Saturday, May 17, 2014

Lassiter v. Department of Social Services case brief summary

Lassiter v. Department of Social Services
Facts: Mom (Lassiter) was neglecting her son in 1975. Then she murdered someone in 1976 giving her 25 – 40 years in prison. Two more years pass and she doesn’t contact her son. The Department of Social Services files a petition to permanently terminate her parental rights. If this happens she would never see her son again.
Problems with the trial: Lassiter foolishly chose not to have counsel. She didn’t stop the prosecution for submitting hearsay testimony. The cross-examination was a disaster because Lassiter did not actually ask questions.
Defendant’s appeals: Lassiter claimed that she was indigent and should have had a lawyer. She is claiming that the court violated her 14th Amendment due process right. She wants a retrial.
Holding: Lassiter is not given a retrial.

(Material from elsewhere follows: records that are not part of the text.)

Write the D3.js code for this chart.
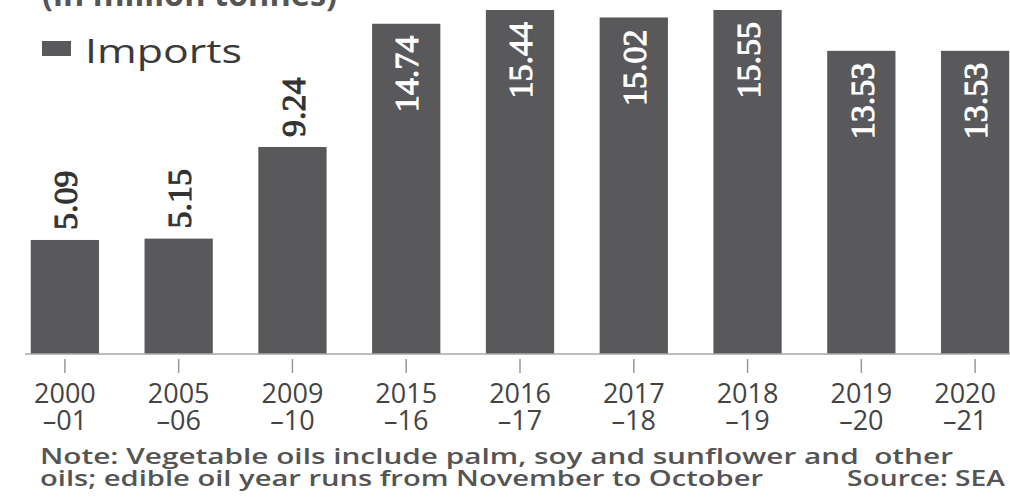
<!DOCTYPE html>
<html>
<head>
<meta charset="utf-8">
<script src="https://cdn.jsdelivr.net/npm/d3@7"></script>
<style>
  html, body { margin: 0; padding: 0; background: #fff; }
  svg { display: block; }
  text { white-space: pre; }
</style>
</head>
<body>
<svg id="chart" width="1010" height="497"></svg>
<script>
// Edible oil imports by oil year (mn tonnes)
const yearTop    = ["2000", "2005", "2009", "2015", "2016", "2017", "2018", "2019", "2020"];
const yearBottom = ["–01", "–06", "–10", "–16", "–17", "–18", "–19", "–20", "–21"];
const imports    = [5.09, 5.15, 9.24, 14.74, 15.44, 15.02, 15.55, 13.53, 13.53];
const seriesName = "Imports";
const unitLabel  = "(in million tonnes)";
const noteLines  = [
  "Note: Vegetable oils include palm, soy and sunflower and  other",
  "oils; edible oil year runs from November to October"
];
const sourceText = "Source: SEA";

const categories = yearTop.map((d, i) => d + yearBottom[i]);
const data = categories.map((c, i) => ({ key: c, top: yearTop[i], bottom: yearBottom[i], value: imports[i] }));

const W = 1010, H = 497;
const baseY = 354;
const barColor = "#59595b";

const svg = d3.select("#chart");

const x = d3.scaleBand()
  .domain(categories)
  .range([8, 1032])
  .paddingInner(0.4)
  .paddingOuter(0.2);

const y = d3.scaleLinear().domain([0, 15.8]).range([baseY, 0]);

// plot area is cut at the top edge of the panel
svg.append("defs").append("clipPath").attr("id", "plotClip")
  .append("rect").attr("x", 0).attr("y", 10).attr("width", W).attr("height", H);

// unit line, mostly cut off above the panel
svg.append("text")
  .attr("x", 42).attr("y", 6)
  .attr("font-family", "Open Sans")
  .attr("font-weight", 700)
  .attr("font-size", 32)
  .attr("fill", "#555")
  .attr("textLength", 295)
  .attr("lengthAdjust", "spacingAndGlyphs")
  .text(unitLabel);

// legend
svg.append("rect")
  .attr("x", 42).attr("y", 41).attr("width", 29).attr("height", 15)
  .attr("fill", barColor);
svg.append("text")
  .attr("x", 85).attr("y", 63)
  .attr("font-family", "Open Sans")
  .attr("font-size", 33)
  .attr("fill", "#3a3a3a")
  .attr("textLength", 157)
  .attr("lengthAdjust", "spacingAndGlyphs")
  .text(seriesName);

// bars
const plot = svg.append("g").attr("clip-path", "url(#plotClip)");
plot.selectAll("rect.bar")
  .data(data)
  .join("rect")
  .attr("class", "bar")
  .attr("x", d => x(d.key))
  .attr("width", x.bandwidth())
  .attr("y", d => y(d.value))
  .attr("height", d => baseY - y(d.value))
  .attr("fill", barColor);

// value labels: above short bars, inside tall ones
const insideMin = 10;
svg.append("g").selectAll("text")
  .data(data)
  .join("text")
  .attr("transform", d => {
    const cx = x(d.key) + x.bandwidth() / 2;
    const top = Math.max(y(d.value), 10);
    const ly = d.value >= insideMin ? top + 12 : top - 10;
    return `translate(${cx},${ly}) rotate(-90)`;
  })
  .attr("text-anchor", d => d.value >= insideMin ? "end" : "start")
  .attr("dy", "0.36em")
  .attr("font-family", "Liberation Sans Narrow")
  .attr("font-size", 34)
  .attr("fill", d => d.value >= insideMin ? "#fff" : "#333")
  .attr("stroke", d => d.value >= insideMin ? "#fff" : "#333")
  .attr("stroke-width", 1)
  .text(d => d.value.toFixed(2));

// x axis
const axis = svg.append("g")
  .attr("transform", `translate(0,${baseY})`)
  .call(d3.axisBottom(x).tickSize(0).tickFormat(""));
axis.select(".domain").remove();
axis.append("line")
  .attr("x1", 25).attr("x2", W).attr("y1", 0).attr("y2", 0)
  .attr("stroke", "#a8a8a8").attr("stroke-width", 1.5);
axis.selectAll(".tick").append("line")
  .attr("y1", 5).attr("y2", 19)
  .attr("stroke", "#999").attr("stroke-width", 1.5);
axis.selectAll(".tick text").remove();
const lastShift = -10;
const labelG = axis.selectAll(".tick").append("g")
  .attr("transform", (d, i) => `translate(${i === categories.length - 1 ? lastShift : 0},0)`)
  .attr("text-anchor", "middle")
  .attr("font-family", "Open Sans")
  .attr("font-size", 27)
  .attr("fill", "#444");
labelG.append("text").attr("y", 49).text((d, i) => yearTop[i]);
labelG.append("text").attr("y", 76).text((d, i) => yearBottom[i]);

// note and source
const note = svg.append("g")
  .attr("font-family", "Open Sans")
  .attr("font-weight", 600)
  .attr("font-size", 21)
  .attr("fill", "#555");
note.append("text").attr("x", 40).attr("y", 464)
  .attr("textLength", 913).attr("lengthAdjust", "spacingAndGlyphs")
  .text(noteLines[0]);
note.append("text").attr("x", 40).attr("y", 486)
  .attr("textLength", 723).attr("lengthAdjust", "spacingAndGlyphs")
  .text(noteLines[1]);
note.append("text").attr("x", 847).attr("y", 486)
  .attr("textLength", 158).attr("lengthAdjust", "spacingAndGlyphs")
  .text(sourceText);
</script>
</body>
</html>
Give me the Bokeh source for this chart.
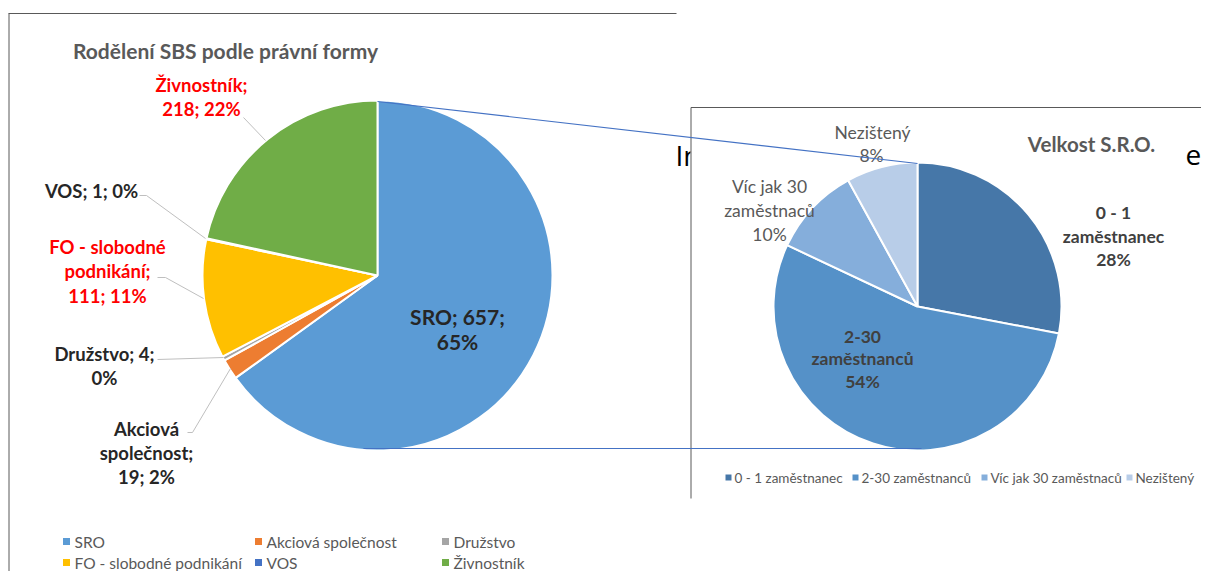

  • There is a pre-eminent generalization that everyone has the right to an attorney. It is only reserved for people in big trouble who risk the chance of losing personal liberty
  • Interest of the plaintiff: Huge! She doesn’t want to have her son taken away
  • Interest of the government: they mostly care about time and money
  • Concern for whether the trial will result in an erroneous decision and obstruct rights
    • efficiency
    • accuracy
    • fairness
·        Every issue needs to be evaluated on a case-by-case circumstance
·        There is overwhelming evidence that regardless of what Lassiter says, she didn’t really care about her son. Because of this, it wouldn’t matter if she had a lawyer or not
Dissent: Taking someone’s child is a unique kind of deprivation. Regardless of if the case would have come out the same whether Lassiter had a judge or not, it does not mean that due process should be denied.
Rule: There is no absolute right to an attorney. Every case needs to be looked at individually.
Problems: This is not efficient because it means that there needs to be a “pre-case” case to determine if there is the right to an attorney. It is not accurate because lawyers know the rules of law, and leaving defendants without a lawyer won’t produce accurate results.